The problem with parenting books and magazines is that they front-load all the information. There are hundreds of books and magazine articles dealing with parenting the infant, toddler and elementary child. The literature, the preparation, for parenting the tween and teen is thin and scant.
For instance, no one, absolutely no one, prepared me for the terror involved in handing over the car keys to one’s teenage son. My oldest son, Jackson, has his permit. Before he’s given his license, he must complete 50 hours of supervised driving.
This is a wonderful rule in theory. Our teens need maturity and experience before we allow them to go solo. But in practice, this means 50 hours of me clutching at my seat belt in the passenger’s seat, shouting “Slow down! You’re veering into the bike lane. Red light! Red light!”
“Mom,” Jackson has told me more than once. “You’re scaring me. I know what I’m doing.”
The truth is, Jackson is a completely competent driver. He’s been waiting for this moment nearly his entire life. When he was 6, I asked Jackson what he wanted to learn in the first grade.
“All I really want to learn,” he drawled, “is how to drive a car.”
And he’s really good at it. He follows all the rules to a T, quoting verbatim from the driving manual, which I suspect he’s memorized.
So what is my problem? Learning to drive in a college town is not the easiest experience. The university district, where we live, is a beehive of activity. The drive from our house to the high school is exactly four minutes of unmitigated peril. The street is about 5 feet wide. Parked cars fling open their doors at unexpected times. College students jaywalk constantly, while bikers and skateboarders weave around and through the mayhem. Students particularly like to bike in the rain, at night, wearing black and no reflective gear.
You couldn’t create a simulation more terrifying than this. It’s like a real-life game of Frogger. Every time I get from point A to point B in one piece, it feels like I’ve jumped 10 levels. (Cue the arcade music!)
Perhaps my fear comes from my deep-seated distaste for driving, and cars and high velocities. The first time I set foot behind a wheel I got the brake and accelerator mixed up and plowed the family minivan through a 10-foot fence around my high school stadium. We laugh about it now (actually, we laughed about it then. My mom and I laughed until we cried, right there, stuck in that fence), but the emotional scars run deep.
When it comes right down to it, it’s the other drivers I distrust. Jackson can follow all the rules, and there will still be people who run red lights, pull out in front of him, tailgate, text while driving and bike without reflectors.

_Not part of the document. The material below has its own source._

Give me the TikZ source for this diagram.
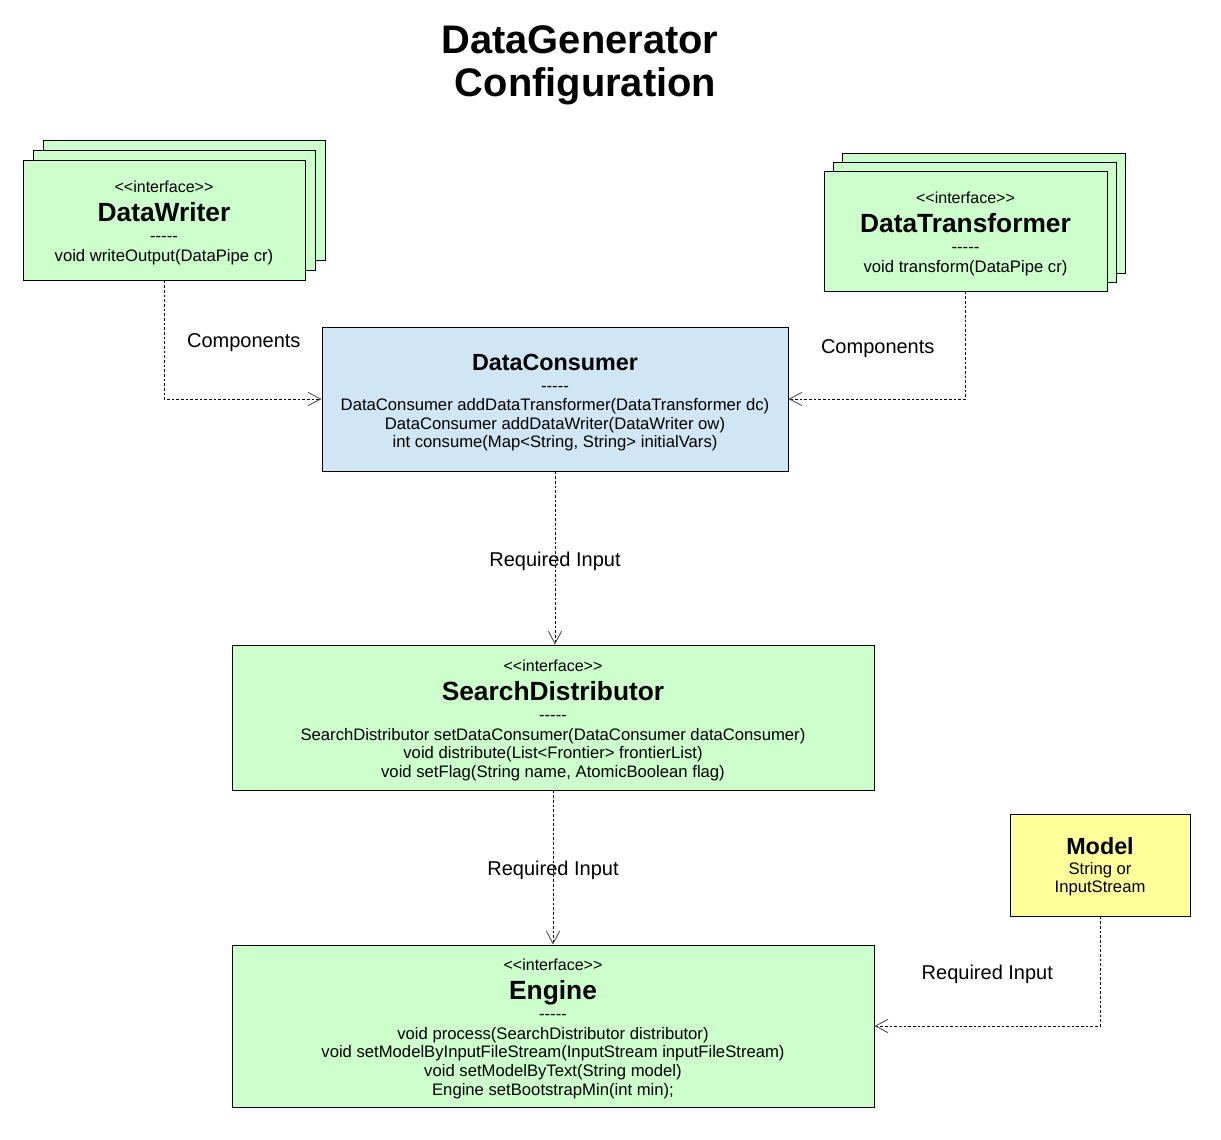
\documentclass[tikz,border=0pt]{standalone}
\usepackage{fontspec}
\usepackage{xcolor}
\newfontfamily\umlfont{Liberation Sans}
\usetikzlibrary{arrows.meta}
\definecolor{ifacegreen}{HTML}{CCFFCC}
\definecolor{consumerblue}{HTML}{D0E6F4}
\definecolor{modelyellow}{HTML}{FFFF99}
\newcommand{\ifacetag}{{\fontsize{12}{14}\selectfont\rule{0pt}{13pt}<<interface>>}}
\newcommand{\clsname}[1]{{\fontsize{19.75}{22}\selectfont\bfseries #1}}

\begin{document}
\begin{tikzpicture}[x=0.75pt,y=-0.75pt,font=\umlfont\fontsize{12.5}{14}\selectfont,
    >={Straight Barb[length=9.5pt,width=10pt,color=black!75]},
    classbox/.style={draw,line width=0.75pt,fill=ifacegreen,align=center,inner sep=0pt},
    flow/.style={->,line width=0.6pt,dash pattern=on 2pt off 1.5pt},
    edgelabel/.style={inner sep=0pt,yshift=-2.25pt,font=\umlfont\fontsize{15}{17}\selectfont}]
    \useasboundingbox (0,0) rectangle (1221,1139);
    \node[font=\umlfont\fontsize{29.9}{32.5}\selectfont\bfseries,align=center] (title) at (580,65.5) {DataGenerator\\\hspace*{0.278em}Configuration};
    \foreach \d in {20,10}
      \node[classbox,minimum width=211.5pt,minimum height=90pt] (dw\d) at (164+\d,220-\d) {};
    \node[classbox,minimum width=211.5pt,minimum height=90pt] (dw) at (164,220) {\ifacetag\\[6pt] \clsname{DataWriter}\\[1pt] -----\\[1pt] void writeOutput(DataPipe cr)};
    \foreach \d in {18,9}
      \node[classbox,minimum width=212.25pt,minimum height=90pt] (dt\d) at (965.5+\d,231-\d) {};
    \node[classbox,minimum width=212.25pt,minimum height=90pt] (dt) at (965.5,231) {\ifacetag\\[6pt] \clsname{DataTransformer}\\[1pt] -----\\[1pt] void transform(DataPipe cr)};
    \node[classbox,fill=consumerblue,minimum width=349.5pt,minimum height=108pt] (dc) at (555,399) {{\fontsize{17.5}{20}\selectfont\bfseries\rule{0pt}{18pt}DataConsumer}\\[1.5pt] -----\\[0.5pt] DataConsumer addDataTransformer(DataTransformer dc)\\ DataConsumer addDataWriter(DataWriter ow)\\ int consume(Map<String, String> initialVars)};
    \node[classbox,minimum width=481.5pt,minimum height=108.75pt] (sd) at (553,717.5) {\ifacetag\\[6pt] \clsname{SearchDistributor}\\[1pt] -----\\[1pt] SearchDistributor setDataConsumer(DataConsumer dataConsumer)\\ void distribute(List<Frontier> frontierList)\\ void setFlag(String name, AtomicBoolean flag)};
    \node[classbox,minimum width=481.5pt,minimum height=121.5pt] (en) at (553,1026) {\ifacetag\\[6pt] \clsname{Engine}\\[1pt] -----\\[1pt] void process(SearchDistributor distributor)\\ void setModelByInputFileStream(InputStream inputFileStream)\\ void setModelByText(String model)\\ Engine setBootstrapMin(int min);};
    \node[classbox,fill=modelyellow,minimum width=135pt,minimum height=76.5pt] (md) at (1100,865) {{\fontsize{17.5}{20}\selectfont\bfseries\rule{0pt}{15.5pt}Model}\\[1pt] String or\\ InputStream};
    \draw[flow] (dw.south) |- node[pos=0.25,right=17pt,edgelabel] (lblw) {Components} (dc.west);
    \draw[flow] (dt.south) |- node[pos=0.25,left=23pt,edgelabel] (lblt) {Components} (dc.east);
    \draw[flow] (dc.south) -- node[edgelabel] (lblsd) {Required Input} (dc.south |- sd.north);
    \draw[flow] (sd.south) -- node[edgelabel] (lblen) {Required Input} (en.north);
    \draw[flow] (md.south) |- node[pos=0.25,left=35pt,edgelabel] (lblmd) {Required Input} (en.east);
  \end{tikzpicture}
\end{document}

It occurred to me the other night, as Jackson drove home from piano lessons late at night while I clung, white-knuckled, to the door handle, that this moment is absolutely a metaphor for the entire parenting experience as our children transition to adulthood.
I have to trust that all I’ve taught Jackson up to this point will be sufficient. I can try to delay the moment when I hand over the keys to my teenage child who is expected to operate a 4,000-pound machine at the unseemly speed of 60 miles per hour.
But really, the only way he is going to learn is with my willingness to let him sit in the driver’s seat and practice, practice, practice. I can guide and correct (veer left!) and set a good example (Mom, you didn’t come to a complete stop. The manual says …)
But I have no control, in the end, over his choices. I have no control over the choices of the thousands of other drivers barreling their way down the highway.
All I can do is give a hug of encouragement, tell Jackson, “you’ve got this,” strap in tight, and go for the ride of my life.